>> begin Material provided

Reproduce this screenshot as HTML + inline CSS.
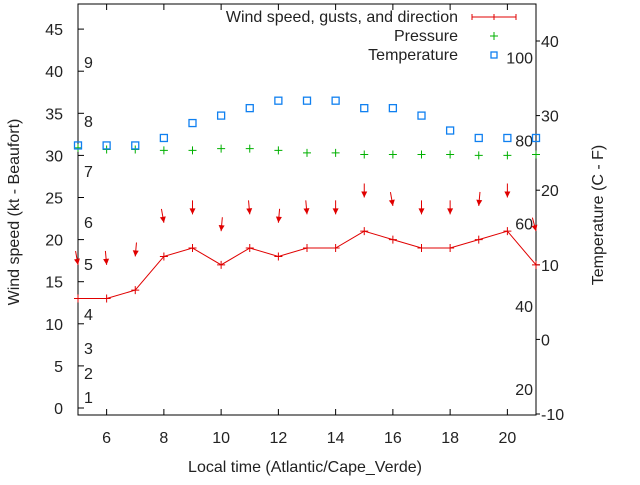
<!DOCTYPE html>
<html><head><meta charset="utf-8"><style>
body{margin:0;background:#fff}
svg{font-family:"Liberation Sans",sans-serif;font-size:16px;fill:#222}
</style></head><body>
<svg id="c" width="640" height="480" xmlns="http://www.w3.org/2000/svg"></svg>
<script>
const hours=[5,6,7,8,9,10,11,12,13,14,15,16,17,18,19,20,21];
const windSpeed=[13,13,14,18,19,17,19,18,19,19,21,20,19,19,20,21,17];
const gusts=[17,17,18,22,23,21,23,22,23,23,25,24,23,23,24,25,21];
const windDir=[350,355,5,350,0,5,355,5,355,0,0,350,0,0,5,0,345];
const pressure=[30.9,30.7,30.7,30.6,30.6,30.8,30.8,30.6,30.3,30.3,30.1,30.1,30.1,30.1,30.0,30.0,30.1];
const tempC=[26,26,26,27,29,30,31,32,32,32,31,31,30,28,27,27,27];
const xTicks=[6,8,10,12,14,16,18,20];
const yTicks=[0,5,10,15,20,25,30,35,40,45];
const y2Ticks=[-10,0,10,20,30,40];
const beaufort=[[1,397],[2,373],[3,348],[4,314],[5,264],[6,222],[7,171],[8,121],[9,62]];
const fahr=[20,40,60,80,100];

const L=78,R=536,T=4,B=415;
const xs=h=>L+(h-5)*(R-L)/16;
const ys=v=>408-v*8.42;
const y2=c=>414-(c+10)*7.46;
const yF=f=>y2((f-32)*5/9);
const svg=document.getElementById('c');
const NS='http://www.w3.org/2000/svg';
function mk(tag,attrs,parent){const e=document.createElementNS(NS,tag);for(const k in attrs)e.setAttribute(k,attrs[k]);(parent||svg).appendChild(e);return e;}
function txt(s,x,y,anchor,name){const t=mk('text',{x:x,y:y,'text-anchor':anchor});t.textContent=s;


return t;}

const fr=mk('rect',{x:L,y:T,width:R-L,height:B-T,fill:'none',stroke:'#000','stroke-width':1});



xTicks.forEach(h=>{const x=xs(h);
mk('line',{x1:x,y1:B,x2:x,y2:B-6,stroke:'#000'});mk('line',{x1:x,y1:T,x2:x,y2:T+6,stroke:'#000'});
txt(String(h),x,443,'middle','x-tick-label');});
yTicks.forEach(v=>{const y=ys(v);mk('line',{x1:L,y1:y,x2:L+6,y2:y,stroke:'#000'});
txt(String(v),63,y+6,'end','y-tick-label');});
y2Ticks.forEach(c=>{const y=y2(c);mk('line',{x1:R,y1:y,x2:R+4,y2:y,stroke:'#000'});
txt(String(c),541,y+6,'start','y2-tick-label');});
beaufort.forEach(b=>txt(String(b[0]),84,b[1]+6,'start','beaufort-label'));
fahr.forEach(f=>txt(String(f),533,yF(f)+6,'end','fahrenheit-label'));

hours.forEach((h,i)=>{const x=xs(h),y=ys(pressure[i]);
const g=mk('path',{d:`M${x-4},${y}H${x+4}M${x},${y-4}V${y+4}`,stroke:'#00b000','stroke-width':1});

});
hours.forEach((h,i)=>{const x=xs(h),y=y2(tempC[i]);
const r=mk('rect',{x:x-3.5,y:y-3.5,width:7,height:7,fill:'none',stroke:'#1080f0','stroke-width':1.3});

});
const pl=mk('polyline',{points:hours.map((h,i)=>xs(h)+','+ys(windSpeed[i])).join(' '),fill:'none',stroke:'#e00000','stroke-width':1});


hours.forEach((h,i)=>{const x=xs(h),y=ys(windSpeed[i]);
mk('path',{d:`M${x-4},${y}H${x+4}M${x},${y-4}V${y+4}`,stroke:'#e00000'});});
hours.forEach((h,i)=>{const x=xs(h),y=ys(gusts[i]);const a=windDir[i]*Math.PI/180;
const dx=Math.sin(a),dy=-Math.cos(a);const len=14;
const x0=x+dx*len,y0=y+dy*len;
const g=mk('g',{});


mk('line',{x1:x0,y1:y0,x2:x,y2:y,stroke:'#e00000','stroke-width':1},g);
const px=-dy,py=dx;
mk('path',{d:`M${x},${y}L${x+dx*6+px*3},${y+dy*6+py*3}L${x+dx*6-px*3},${y+dy*6-py*3}Z`,fill:'#e00000'},g);});

txt('Wind speed, gusts, and direction',458,22,'end','legend-wind');
mk('path',{d:'M472,17H516M472,14V20M494,14V20M516,14V20',stroke:'#e00000'});
txt('Pressure',458,41,'end','legend-pressure');
mk('path',{d:'M490,36H498M494,32V40',stroke:'#00b000'});
txt('Temperature',458,60,'end','legend-temperature');
mk('rect',{x:491,y:52,width:6,height:6,fill:'none',stroke:'#1080f0','stroke-width':1.3});

txt('Local time (Atlantic/Cape_Verde)',305,472,'middle','x-axis-title');
const yt=txt('Wind speed (kt - Beaufort)',0,0,'middle','y-axis-title');yt.setAttribute('transform','translate(19,212) rotate(-90)');
const y2t=txt('Temperature (C - F)',0,0,'middle','y2-axis-title');y2t.setAttribute('transform','translate(603,215) rotate(-90)');
</script>
</body></html>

>> end Material provided

Short problem
Restate only the lines running from the start of the material above through the line containing "const fahr=[20,40,60,80,100];", ends included. No pictures.

Task response
Reproduce this screenshot as HTML + inline CSS.
<!DOCTYPE html>
<html><head><meta charset="utf-8"><style>
body{margin:0;background:#fff}
svg{font-family:"Liberation Sans",sans-serif;font-size:16px;fill:#222}
</style></head><body>
<svg id="c" width="640" height="480" xmlns="http://www.w3.org/2000/svg"></svg>
<script>
const hours=[5,6,7,8,9,10,11,12,13,14,15,16,17,18,19,20,21];
const windSpeed=[13,13,14,18,19,17,19,18,19,19,21,20,19,19,20,21,17];
const gusts=[17,17,18,22,23,21,23,22,23,23,25,24,23,23,24,25,21];
const windDir=[350,355,5,350,0,5,355,5,355,0,0,350,0,0,5,0,345];
const pressure=[30.9,30.7,30.7,30.6,30.6,30.8,30.8,30.6,30.3,30.3,30.1,30.1,30.1,30.1,30.0,30.0,30.1];
const tempC=[26,26,26,27,29,30,31,32,32,32,31,31,30,28,27,27,27];
const xTicks=[6,8,10,12,14,16,18,20];
const yTicks=[0,5,10,15,20,25,30,35,40,45];
const y2Ticks=[-10,0,10,20,30,40];
const beaufort=[[1,397],[2,373],[3,348],[4,314],[5,264],[6,222],[7,171],[8,121],[9,62]];
const fahr=[20,40,60,80,100];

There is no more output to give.